### GIVEN INSTRUCTION
Your task is to reproduce, verbatim and without pictures, the lines from the opening of the listing through the line containing "TIME_TICKS = list(range(0, 51))".

### COLLECTED MATERIAL
- - - - - - -

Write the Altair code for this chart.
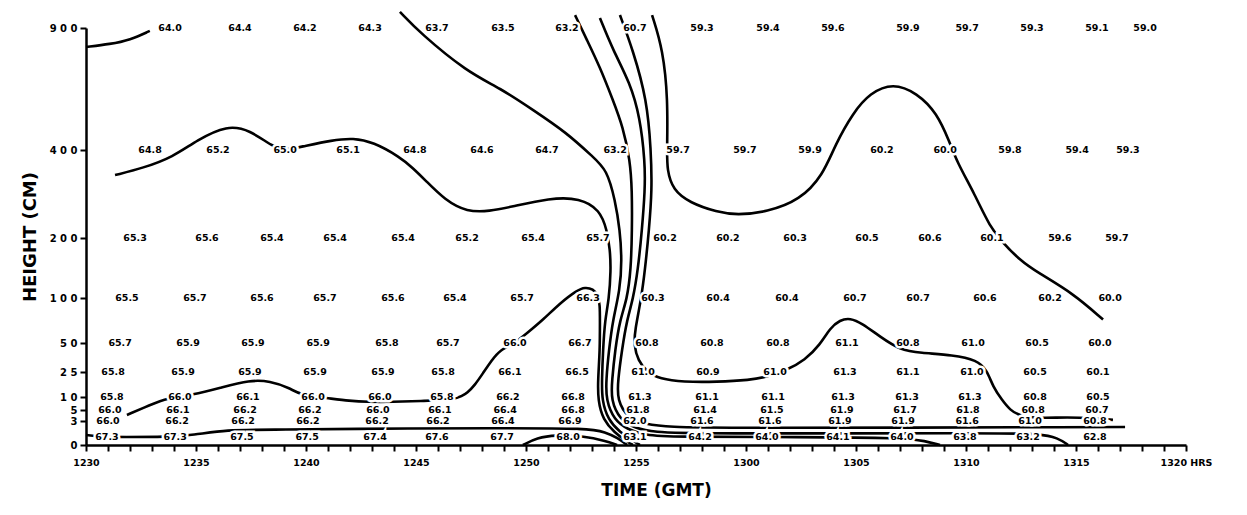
import altair as alt
import pandas as pd

# ---- axes -------------------------------------------------------------
# time is minutes after 12:30 GMT, height in cm
HEIGHT_LEVELS = [0, 3, 5, 10, 25, 50, 100, 200, 400, 900]
LEVEL_RANGE = [417, 393, 382, 369, 344, 315, 270, 210, 122, 0]   # piecewise scale range
TIME_TICKS = list(range(0, 51))

# ---- observed temperatures (one list per measuring height) -------------
T_900 = [3.82, 7.0, 9.95, 12.91, 15.95, 18.95, 21.86, 24.95, 28.0, 31.0, 33.95, 37.36, 40.05, 43.0, 45.95, 48.14]
V_900 = [64.0, 64.4, 64.2, 64.3, 63.7, 63.5, 63.2, 60.7, 59.3, 59.4, 59.6, 59.9, 59.7, 59.3, 59.1, 59.0]

T_400 = [2.91, 6.0, 9.05, 11.91, 14.95, 18.0, 20.95, 24.05, 26.91, 29.95, 32.91, 36.18, 39.05, 42.0, 45.05, 47.36]
V_400 = [64.8, 65.2, 65.0, 65.1, 64.8, 64.6, 64.7, 63.2, 59.7, 59.7, 59.9, 60.2, 60.0, 59.8, 59.4, 59.3]

T_200 = [2.23, 5.5, 8.45, 11.32, 14.41, 17.32, 20.32, 23.27, 26.32, 29.18, 32.23, 35.5, 38.36, 41.18, 44.27, 46.86]
V_200 = [65.3, 65.6, 65.4, 65.4, 65.4, 65.2, 65.4, 65.7, 60.2, 60.2, 60.3, 60.5, 60.6, 60.1, 59.6, 59.7]

T_100 = [1.86, 4.95, 8.0, 10.86, 13.95, 16.77, 19.82, 22.82, 25.77, 28.73, 31.86, 34.95, 37.82, 40.86, 43.82, 46.55]
V_100 = [65.5, 65.7, 65.6, 65.7, 65.6, 65.4, 65.7, 66.3, 60.3, 60.4, 60.4, 60.7, 60.7, 60.6, 60.2, 60.0]

T_50 = [1.55, 4.64, 7.59, 10.55, 13.68, 16.45, 19.5, 22.45, 25.5, 28.45, 31.45, 34.59, 37.36, 40.32, 43.23, 46.09]
V_50 = [65.7, 65.9, 65.9, 65.9, 65.8, 65.7, 66.0, 66.7, 60.8, 60.8, 60.8, 61.1, 60.8, 61.0, 60.5, 60.0]

T_25 = [1.23, 4.41, 7.45, 10.41, 13.5, 16.23, 19.27, 22.32, 25.32, 28.27, 31.32, 34.5, 37.36, 40.27, 43.14, 46.0]
V_25 = [65.8, 65.9, 65.9, 65.9, 65.9, 65.8, 66.1, 66.5, 61.0, 60.9, 61.0, 61.3, 61.1, 61.0, 60.5, 60.1]

T_10 = [1.18, 4.27, 7.36, 10.32, 13.36, 16.18, 19.18, 22.14, 25.18, 28.23, 31.23, 34.41, 37.32, 40.18, 43.14, 46.0]
V_10 = [65.8, 66.0, 66.1, 66.0, 66.0, 65.8, 66.2, 66.8, 61.3, 61.1, 61.1, 61.3, 61.3, 61.3, 60.8, 60.5]

T_5 = [1.09, 4.18, 7.23, 10.18, 13.27, 16.09, 19.05, 22.14, 25.09, 28.14, 31.18, 34.36, 37.23, 40.09, 43.05, 45.95]
V_5 = [66.0, 66.1, 66.2, 66.2, 66.0, 66.1, 66.4, 66.8, 61.8, 61.4, 61.5, 61.9, 61.7, 61.8, 60.8, 60.7]

T_3 = [1.0, 4.14, 7.14, 10.09, 13.23, 16.0, 18.95, 22.0, 24.95, 28.0, 31.09, 34.27, 37.14, 40.05, 42.91, 45.86]
V_3 = [66.0, 66.2, 66.2, 66.2, 66.2, 66.2, 66.4, 66.9, 62.0, 61.6, 61.6, 61.9, 61.9, 61.6, 61.0, 60.8]

T_1 = [0.95, 4.05, 7.09, 10.05, 13.14, 15.95, 18.91, 21.91, 24.95, 27.91, 30.95, 34.18, 37.09, 39.95, 42.82, 45.86]
V_1 = [67.3, 67.3, 67.5, 67.5, 67.4, 67.6, 67.7, 68.0, 63.1, 64.2, 64.0, 64.1, 64.0, 63.8, 63.2, 62.8]

ROWS = [(900, T_900, V_900), (400, T_400, V_400), (200, T_200, V_200),
        (100, T_100, V_100), (50, T_50, V_50), (25, T_25, V_25),
        (10, T_10, V_10), (5, T_5, V_5), (3, T_3, V_3), (1, T_1, V_1)]

# ---- isotherms: (minute, height cm) --------------------------------------
ISO_TOPLEFT = [(0.0, 822), (1.1, 834), (2.0, 851), (2.9, 888)]
ISO_65 = [(1.32, 343), (2.59, 359), (3.95, 384), (5.05, 441), (6.41, 502), (7.45, 482), (8.5, 412),
          (9.05, 400), (9.73, 412), (11.23, 441), (12.14, 449), (13.05, 433), (14.27, 384), (14.86, 359),
          (15.41, 332), (16.32, 286), (17.32, 259), (18.36, 261), (19.27, 270), (21.09, 291), (22.45, 291),
          (23.36, 264), (23.68, 218), (23.82, 180), (23.86, 147), (23.77, 98), (23.59, 76), (23.5, 44),
          (23.45, 20), (23.45, 8.8), (23.73, 3.2), (24.27, 1.6), (24.82, 0.6), (25.18, 0)]
ISO_64 = [(14.27, 966), (15.18, 880), (17.32, 720), (18.82, 654), (20.32, 564), (21.86, 470), (23.05, 384),
          (23.68, 355), (24.05, 286), (24.27, 218), (24.36, 163), (24.27, 113), (23.95, 76), (23.77, 44),
          (23.64, 20), (23.64, 8.8), (24.0, 3.2), (24.64, 1.9), (25.41, 1.25), (26.55, 1.0), (32.45, 1.0),
          (37.23, 0.9), (38.14, 0.5), (38.82, 0)]
ISO_63 = [(22.23, 953), (22.77, 851), (23.36, 740), (23.95, 605), (24.41, 494), (24.73, 377), (24.82, 309),
          (24.82, 218), (24.77, 147), (24.59, 98), (24.27, 76), (24.05, 44), (23.91, 20), (23.86, 8.8),
          (24.27, 3.2), (24.95, 2.1), (25.86, 1.6), (27.45, 1.4), (41.55, 1.5), (43.36, 1.4), (44.18, 0.9),
          (44.64, 0)]
ISO_62 = [(23.36, 941), (23.95, 810), (24.73, 675), (25.18, 535), (25.41, 373), (25.41, 309), (25.27, 218),
          (25.09, 147), (24.86, 98), (24.59, 76), (24.36, 44), (24.18, 20), (24.14, 8.8), (24.64, 3.5),
          (25.41, 2.6), (26.55, 2.25), (28.82, 2.1), (47.23, 2.25)]
ISO_61 = [(24.27, 953), (24.86, 810), (25.5, 605), (25.68, 400), (25.73, 309), (25.59, 218), (25.41, 147),
          (25.23, 98), (24.95, 64), (24.91, 48), (25.09, 35), (25.5, 25), (26.09, 20.8), (27.14, 19),
          (28.68, 19), (30.18, 20.2), (30.95, 22), (31.86, 26.7), (32.68, 35.3), (33.36, 48.3), (33.82, 66.7),
          (34.27, 75.6), (34.73, 77.8), (35.27, 72), (36.09, 57), (37.0, 44), (37.91, 41.4), (39.41, 39.7),
          (40.5, 35.3), (40.95, 26.7), (41.23, 16), (41.64, 8.8), (42.0, 5), (42.45, 3.9), (43.36, 3.5),
          (44.59, 3.7), (45.86, 3.5), (46.68, 3.2)]
ISO_60 = [(25.73, 953), (26.23, 810), (26.45, 605), (26.41, 400), (26.41, 355), (26.68, 309), (27.45, 280),
          (28.68, 259), (29.59, 252), (30.95, 259), (32.45, 286), (33.5, 343), (34.05, 421), (34.86, 552),
          (35.64, 634), (36.68, 675), (37.77, 634), (38.68, 552), (39.27, 429), (39.59, 373), (40.41, 298),
          (41.09, 225), (41.68, 192), (42.45, 163), (43.23, 143), (44.86, 108), (46.23, 76)]
ISO_66 = [(1.86, 4.1), (2.91, 6.9), (3.68, 9.6), (4.86, 11.2), (6.09, 15.4), (7.45, 20.2), (8.36, 19.6),
          (9.27, 15.4), (9.73, 11.2), (10.95, 9.6), (12.0, 8.5), (12.77, 8.1), (13.95, 8.1), (15.18, 8.5),
          (16.68, 8.8), (17.09, 10.6), (17.32, 12.4), (17.68, 17.2), (18.05, 24.4), (18.45, 35.3), (18.82, 44),
          (19.5, 50), (20.05, 61), (20.77, 75.6), (21.55, 94.4), (22.32, 113), (22.68, 118), (23.05, 115),
          (23.27, 105), (23.36, 92), (23.36, 75.6), (23.36, 44), (23.27, 20.2), (23.27, 8.8), (23.5, 3.2),
          (24.05, 1.5), (24.5, 0.6), (24.86, 0)]
ISO_67 = [(0.0, 1.25), (0.64, 1.0), (1.68, 1.0), (3.68, 1.0), (4.86, 1.25), (6.41, 1.9), (8.23, 1.9),
          (15.18, 2.1), (18.82, 2.1), (22.91, 2.1), (23.59, 1.6), (24.18, 0.9), (24.59, 0)]
ISO_68 = [(19.86, 0), (20.5, 0.9), (21.32, 1.25), (22.68, 1.1), (23.59, 0.5), (24.14, 0)]

CONTOURS = {"top": ISO_TOPLEFT, "65": ISO_65, "64": ISO_64, "63": ISO_63, "62": ISO_62,
            "61": ISO_61, "60": ISO_60, "66": ISO_66, "67": ISO_67, "68": ISO_68}

# ---- tables ------------------------------------------------------------
label_df = pd.DataFrame([{"t": t, "h": h, "label": f"{v:.1f}"}
                         for h, ts, vs in ROWS for t, v in zip(ts, vs)])
line_df = pd.DataFrame([{"t": t, "h": h, "line": name, "i": i}
                        for name, pts in CONTOURS.items() for i, (t, h) in enumerate(pts)])

FONT = "DejaVu Sans"

x_label_expr = ("datum.value % 5 != 0 ? '' : (toString(12 + floor((30 + datum.value) / 60)) + "
                "(((30 + datum.value) % 60) < 10 ? '0' : '') + toString((30 + datum.value) % 60) + "
                "(datum.value == 50 ? ' HRS' : ''))")

x_enc = alt.X("t:Q",
              scale=alt.Scale(domain=[0, 50], nice=False, zero=False),
              axis=alt.Axis(values=TIME_TICKS, labelExpr=x_label_expr, tickSize=6, tickWidth=2,
                            labelFont=FONT, labelFontSize=9.5, labelFontWeight="bold", labelPadding=6,
                            labelOverlap=False, labelFlush=False, grid=False,
                            titleFont=FONT, titleFontSize=17, titleFontWeight="bold",
                            titlePadding=16, titleX=570),
              title="TIME (GMT)")

y_enc = alt.Y("h:Q",
              scale=alt.Scale(domain=HEIGHT_LEVELS, range=LEVEL_RANGE, nice=False, zero=False),
              axis=alt.Axis(values=HEIGHT_LEVELS, format="d",
                            labelExpr="join(split(datum.label, ''), ' ')",
                            tickSize=6, tickWidth=2, labelFont=FONT, labelFontSize=10,
                            labelFontWeight="bold", labelPadding=3, labelOverlap=False,
                            labelFlush=False, grid=False,
                            titleFont=FONT, titleFontSize=18, titleFontWeight="bold",
                            titlePadding=10),
              title="HEIGHT (CM)")

lines = alt.Chart(line_df).mark_line(color="black", strokeWidth=2.6, interpolate="basis").encode(
    x=x_enc, y=y_enc, detail="line:N", order="i:Q")

halo = alt.Chart(label_df).mark_text(font=FONT, fontSize=9.5, fontWeight="bold",
                                     fill="white", stroke="white", strokeWidth=5).encode(
    x=x_enc, y=y_enc, text="label:N")

text = alt.Chart(label_df).mark_text(font=FONT, fontSize=9.5, fontWeight="bold", color="black").encode(
    x=x_enc, y=y_enc, text="label:N")

chart = alt.layer(lines, halo, text).properties(
    width=1100, height=417,
    autosize=alt.AutoSizeParams(type="none"),
    padding={"left": 78, "top": 20, "right": 53, "bottom": 62},
).configure_view(stroke=None).configure_axis(
    domainColor="black", domainWidth=2.5, tickColor="black",
    labelColor="black", titleColor="black")

chart.save("out.html", embed_options={"renderer": "svg", "actions": False})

- - - - - - -

### RESPONSE TO THE EXERCISE
Write the Altair code for this chart.
import altair as alt
import pandas as pd

# ---- axes -------------------------------------------------------------
# time is minutes after 12:30 GMT, height in cm
HEIGHT_LEVELS = [0, 3, 5, 10, 25, 50, 100, 200, 400, 900]
LEVEL_RANGE = [417, 393, 382, 369, 344, 315, 270, 210, 122, 0]   # piecewise scale range
TIME_TICKS = list(range(0, 51))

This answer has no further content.